— START —

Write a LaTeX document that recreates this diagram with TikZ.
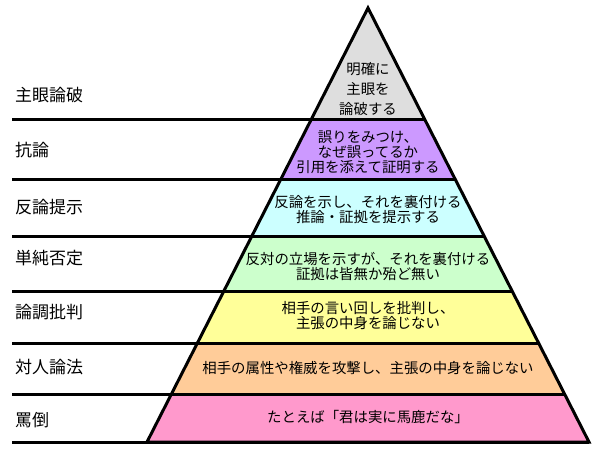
\documentclass[tikz,border=0pt]{standalone}
\usepackage{fontspec}
\newfontfamily\jp{Noto Sans CJK JP}
\definecolor{cgray}{HTML}{DEDEDE}
\definecolor{cpurple}{HTML}{CC99FF}
\definecolor{ccyan}{HTML}{CCFFFF}
\definecolor{cgreen}{HTML}{CCFFCC}
\definecolor{cyellow}{HTML}{FFFF99}
\definecolor{corange}{HTML}{FFCC99}
\definecolor{cpink}{HTML}{FF99CC}
\tikzset{
  sepline/.style={line width=3pt, black},
  lvl/.style={anchor=west, inner sep=0pt, font=\jp\fontsize{17}{17}\selectfont},
  desc/.style={align=center, inner sep=0pt, font=\jp\fontsize{14.4}{15}\selectfont},
}
\begin{document}
\begin{tikzpicture}[x=1pt,y=-1pt]
\useasboundingbox (0,0) rectangle (600,450);
\fill[white] (0,0) rectangle (600,450);
\coordinate (apex) at (368,8);
\coordinate (bl) at (147,442);
\coordinate (br) at (589,442);
\begin{scope}
\clip (apex) -- (bl) -- (br) -- cycle;
\fill[cgray]   (0,0)   rectangle (600,119);
\fill[cpurple] (0,119) rectangle (600,179);
\fill[ccyan]   (0,179) rectangle (600,236);
\fill[cgreen]  (0,236) rectangle (600,291);
\fill[cyellow] (0,291) rectangle (600,343);
\fill[corange] (0,343) rectangle (600,394);
\fill[cpink]   (0,394) rectangle (600,450);
\end{scope}
% separator lines
\draw[sepline] (12,119) -- (424.5,119);
\draw[sepline] (12,179) -- (455.1,179);
\draw[sepline] (12,236) -- (484.1,236);
\draw[sepline] (12,291) -- (512.1,291);
\draw[sepline] (12,343) -- (538.6,343);
\draw[sepline] (12,394) -- (564.6,394);
\draw[sepline] (12,442) -- (br);
\draw[sepline, line join=miter] (apex) -- (bl) -- (br) -- cycle;
% level labels
\node[lvl] (l1) at (15,95)  {主眼論破};
\node[lvl] (l2) at (15,150) {抗論};
\node[lvl] (l3) at (15,207) {反論提示};
\node[lvl] (l4) at (15,258) {単純否定};
\node[lvl] (l5) at (15,312) {論調批判};
\node[lvl] (l6) at (15,367) {対人論法};
\node[lvl] (l7) at (15,420) {罵倒};
% descriptions
\node[desc, font=\jp\fontsize{14.4}{20}\selectfont] (d1) at (368,89) {明確に\\主眼を\\論破する};
\node[desc] (d2) at (368,152) {誤りをみつけ、\\なぜ誤ってるか\\引用を添えて証明する};
\node[desc] (d3) at (368,210) {反論を示し、それを裏付ける\\推論・証拠を提示する};
\node[desc] (d4) at (368,266) {反対の立場を示すが、それを裏付ける\\証拠は皆無か殆ど無い};
\node[desc] (d5) at (368,316) {相手の言い回しを批判し、\\主張の中身を論じない};
\node[desc] (d6) at (368,368) {相手の属性や権威を攻撃し、主張の中身を論じない};
\node[desc] (d7) at (368,417) {たとえば「君は実に馬鹿だな」};
\end{tikzpicture}
\end{document}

— END —

Transcribe the listing above verbatim. Omit the pictures.

Full output:
Write a LaTeX document that recreates this diagram with TikZ.
\documentclass[tikz,border=0pt]{standalone}
\usepackage{fontspec}
\newfontfamily\jp{Noto Sans CJK JP}
\definecolor{cgray}{HTML}{DEDEDE}
\definecolor{cpurple}{HTML}{CC99FF}
\definecolor{ccyan}{HTML}{CCFFFF}
\definecolor{cgreen}{HTML}{CCFFCC}
\definecolor{cyellow}{HTML}{FFFF99}
\definecolor{corange}{HTML}{FFCC99}
\definecolor{cpink}{HTML}{FF99CC}
\tikzset{
  sepline/.style={line width=3pt, black},
  lvl/.style={anchor=west, inner sep=0pt, font=\jp\fontsize{17}{17}\selectfont},
  desc/.style={align=center, inner sep=0pt, font=\jp\fontsize{14.4}{15}\selectfont},
}
\begin{document}
\begin{tikzpicture}[x=1pt,y=-1pt]
\useasboundingbox (0,0) rectangle (600,450);
\fill[white] (0,0) rectangle (600,450);
\coordinate (apex) at (368,8);
\coordinate (bl) at (147,442);
\coordinate (br) at (589,442);
\begin{scope}
\clip (apex) -- (bl) -- (br) -- cycle;
\fill[cgray]   (0,0)   rectangle (600,119);
\fill[cpurple] (0,119) rectangle (600,179);
\fill[ccyan]   (0,179) rectangle (600,236);
\fill[cgreen]  (0,236) rectangle (600,291);
\fill[cyellow] (0,291) rectangle (600,343);
\fill[corange] (0,343) rectangle (600,394);
\fill[cpink]   (0,394) rectangle (600,450);
\end{scope}
% separator lines
\draw[sepline] (12,119) -- (424.5,119);
\draw[sepline] (12,179) -- (455.1,179);
\draw[sepline] (12,236) -- (484.1,236);
\draw[sepline] (12,291) -- (512.1,291);
\draw[sepline] (12,343) -- (538.6,343);
\draw[sepline] (12,394) -- (564.6,394);
\draw[sepline] (12,442) -- (br);
\draw[sepline, line join=miter] (apex) -- (bl) -- (br) -- cycle;
% level labels
\node[lvl] (l1) at (15,95)  {主眼論破};
\node[lvl] (l2) at (15,150) {抗論};
\node[lvl] (l3) at (15,207) {反論提示};
\node[lvl] (l4) at (15,258) {単純否定};
\node[lvl] (l5) at (15,312) {論調批判};
\node[lvl] (l6) at (15,367) {対人論法};
\node[lvl] (l7) at (15,420) {罵倒};
% descriptions
\node[desc, font=\jp\fontsize{14.4}{20}\selectfont] (d1) at (368,89) {明確に\\主眼を\\論破する};
\node[desc] (d2) at (368,152) {誤りをみつけ、\\なぜ誤ってるか\\引用を添えて証明する};
\node[desc] (d3) at (368,210) {反論を示し、それを裏付ける\\推論・証拠を提示する};
\node[desc] (d4) at (368,266) {反対の立場を示すが、それを裏付ける\\証拠は皆無か殆ど無い};
\node[desc] (d5) at (368,316) {相手の言い回しを批判し、\\主張の中身を論じない};
\node[desc] (d6) at (368,368) {相手の属性や権威を攻撃し、主張の中身を論じない};
\node[desc] (d7) at (368,417) {たとえば「君は実に馬鹿だな」};
\end{tikzpicture}
\end{document}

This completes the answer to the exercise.